Elephants and Bees
- Founded: 2006
- Founder: Iain Douglas-Hamilton

= Elephants and Bees =

African organization

Elephants and Bees is an organization that uses African bees to reduce the problem of elephants destroying crops on small farms in Africa and Asia.

==Method==

A fence of beehives is built around a farm. The beehives are connected to each other with strong wires. If an elephant approaches the fence and bumps the wire, the bee hives are shaken, and the bees swarm to attack the threat. Although the elephant hide is very thick, bees can deliver significant pain by attacking vulnerable areas such as ears, eyes, and trunks. Furthermore, when an African bee stings an elephant, it might release a pheromone that encourages additional bees to focus on that victim.
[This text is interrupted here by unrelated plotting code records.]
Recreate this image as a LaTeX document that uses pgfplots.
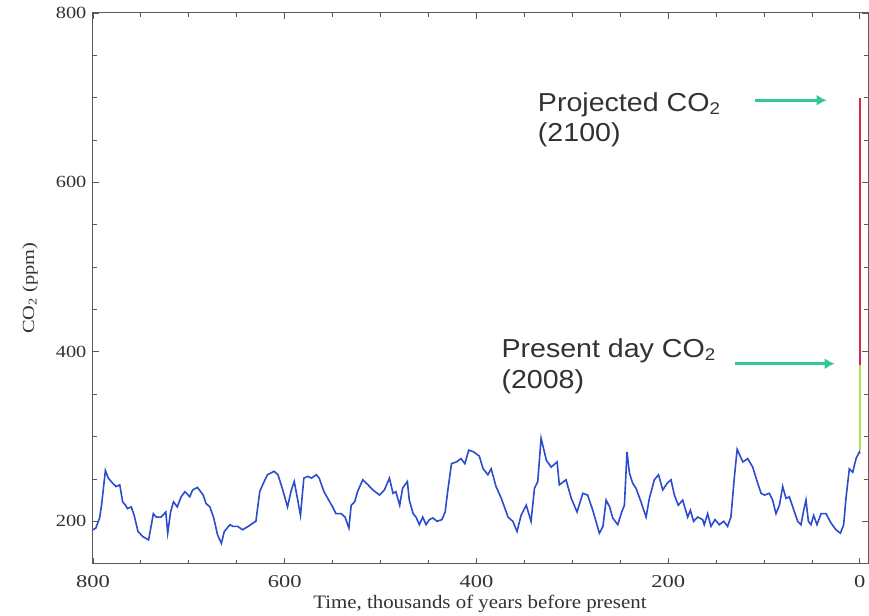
\documentclass[border=0pt]{standalone}
\usepackage{pgfplots}
\pgfplotsset{compat=1.18}
\usepackage{graphicx}
\usetikzlibrary{arrows.meta}
\usepackage{fontspec}
\setmainfont{Liberation Serif}
\newfontfamily\arial{Liberation Sans}
\definecolor{cblue}{RGB}{45,75,205}
\definecolor{cteal}{RGB}{50,200,150}
\definecolor{cred}{RGB}{215,40,80}
\definecolor{cgreen}{RGB}{175,225,70}
\definecolor{ctext}{RGB}{50,50,50}
\definecolor{caxis}{RGB}{90,90,90}
\begin{document}
\begin{tikzpicture}
\begin{axis}[
  scale only axis,
  width=776pt, height=551pt,
  x dir=reverse,
  xmin=-9, xmax=800,
  ymin=150, ymax=800,
  xtick={0,200,400,600,800},
  xticklabels={\scalebox{1.25}[1]{0},\scalebox{1.25}[1]{200},\scalebox{1.25}[1]{400},\scalebox{1.25}[1]{600},\scalebox{1.25}[1]{800}},
  ytick={200,400,600,800},
  yticklabels={\scalebox{1.2}[1]{200},\scalebox{1.2}[1]{400},\scalebox{1.2}[1]{600},\scalebox{1.2}[1]{800}},
  minor x tick num=3,
  minor y tick num=3,
  tick align=inside,
  major tick length=6pt,
  minor tick length=4pt,
  axis line style={caxis, line width=1pt},
  every tick/.style={caxis, line width=0.8pt},
  tick label style={color=ctext},
  xticklabel style={font=\fontsize{18}{18}\selectfont, yshift=-8pt},
  yticklabel style={font=\fontsize{17}{17}\selectfont, xshift=-3pt},
  xlabel={\scalebox{1.1}[1]{Time, thousands of years before present}},
  ylabel={\scalebox{1.2}[1]{CO\textsubscript{2} (ppm)}},
  xlabel style={font=\fontsize{19}{19}\selectfont, color=ctext, at={(axis description cs:0.499,0)}, anchor=center, yshift=-40pt},
  ylabel style={font=\fontsize{17}{17}\selectfont, color=ctext, at={(axis description cs:0,0.5)}, anchor=center, yshift=63pt},
  clip=false,
]
\addplot[cblue, line width=1.6pt] coordinates {
(800,190) (797,192) (793,204) (791,219) (787,260) (784,251) (781,247) (776,241)
(772,243) (769,223) (766,219) (764,215) (760,217) (757,207) (753,188) (748,182)
(742,178) (739,196) (737,209) (734,205) (729,205) (724,211) (722,186) (719,211)
(716,223) (712,217) (708,229) (704,235) (699,229) (696,237) (691,240) (685,231)
(682,221) (678,217) (674,204) (670,184) (666,174) (663,188) (657,196) (654,194)
(649,194) (644,190) (638,194) (633,198) (630,200) (626,235) (623,243) (618,255)
(611,259) (607,255) (602,237) (597,217) (593,237) (590,247) (587,229) (583.5,207)
(580,251) (576,253) (572,251) (567,255) (564,251) (559,235) (555,227) (550,217)
(546.5,209) (541,209) (537,205) (533,192) (530.6,219) (527,223) (524,235) (518.5,249)
(513,243) (508,237) (501,231) (496,237) (490.7,251) (487,233) (484,235) (480,219)
(477,239) (472,247) (470,225) (466,209) (463,205) (459.5,196) (456,205) (452.5,196)
(449,202) (445.5,204) (441,200) (436,202) (432.6,211) (430,235) (426,268) (421,270)
(416,274) (412,268) (408,284) (403,282) (397,277) (393,262) (388,255) (384.6,262)
(379.5,241) (374,227) (367,205) (362,200) (357.6,188) (353.4,207) (348,219) (343,200)
(339.4,239) (336,247) (332.5,298) (327,272) (322,264) (315.8,270) (313.5,243) (306.5,249)
(301,227) (295,211) (289,233) (284,231) (278.6,213) (271.7,186) (268,194) (264.7,225)
(261,217) (257.8,204) (252.5,196) (248.4,211) (245.6,219) (242.9,282) (240.4,257) (237,245)
(233.5,239) (228.3,223) (223,205) (219.6,227) (214.4,249) (210,255) (205.6,237) (201,245)
(197,249) (193.5,231) (189.4,219) (184.8,225) (179.6,205) (176.8,213) (173.4,200) (169.3,205)
(164,202) (162.3,196) (158.8,209) (155.3,194) (151.1,202) (146.6,196) (142,200) (138,194)
(134.5,205) (131,251) (128,285) (125.3,278) (122,270) (117,274) (111.8,264) (106.6,245)
(103,233) (99.6,231) (94.4,233) (91,225) (87.5,209) (83.9,219) (80.5,241) (77,227)
(73.6,229) (70,217) (64.9,200) (61.4,196) (58.6,213) (56.2,225) (53.7,200) (51,196)
(48.2,207) (44.7,196) (40.5,209) (35.3,209) (30.1,198) (24.9,190) (20.3,186) (16.9,196)
(14.5,227) (11,262) (7.4,258) (4,274) (0.5,282) (0,280)
};
\addplot[cgreen, line width=1.8pt] coordinates {(0,284) (0,385)};
\addplot[cred, line width=1.8pt] coordinates {(0,385) (0,700)};
\draw[cteal, line width=3.5pt, -{Latex[length=10pt,width=11pt]}] (axis cs:109.7,697) -- (axis cs:34.6,697);
\draw[cteal, line width=3.5pt, -{Latex[length=10pt,width=11pt]}] (axis cs:130.6,386) -- (axis cs:26.3,386);
\node[anchor=base west, inner sep=0pt, xscale=1.1, color=ctext, font=\arial\fontsize{26}{26}\selectfont] at (axis cs:336,684) {Projected CO\raisebox{-3pt}{\fontsize{17}{17}\selectfont 2}};
\node[anchor=base west, inner sep=0pt, xscale=1.1, color=ctext, font=\arial\fontsize{26}{26}\selectfont] at (axis cs:336,648) {(2100)};
\node[anchor=base west, inner sep=0pt, xscale=1.1, color=ctext, font=\arial\fontsize{26}{26}\selectfont] at (axis cs:374,393) {Present day CO\raisebox{-3pt}{\fontsize{17}{17}\selectfont 2}};
\node[anchor=base west, inner sep=0pt, xscale=1.1, color=ctext, font=\arial\fontsize{26}{26}\selectfont] at (axis cs:374,357) {(2008)};
\end{axis}
\path (current axis.south west) ++(-93pt,-52pt) coordinate (bbA);
\path (current axis.north east) ++(0pt,13pt) coordinate (bbB);
\path (bbA) rectangle (bbB);
\end{tikzpicture}
\end{document}
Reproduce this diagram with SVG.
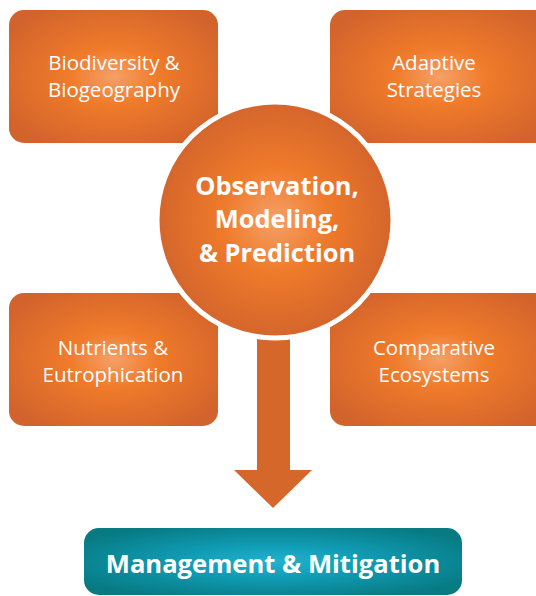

Once elephants have been attacked by bees, they remember the experience, and pass that information to other members of the herd, and so when they approach the farm, the noise from the beehives can be sufficient to cause the elephants to retreat.

In addition to keeping elephants from destroying the crops, the beehives provide pollination for the crops, as well as a source of honey, which the farmers can eat or sell.

==History==
The organization was started by Iain Douglas-Hamilton in 2006 by Save the Elephants to test methods to reduce elephant-human conflicts. Additional funding was provided by Disney Conservation Fund. In 2013, the project won the $100,000 St Andrews Prize for the Environment.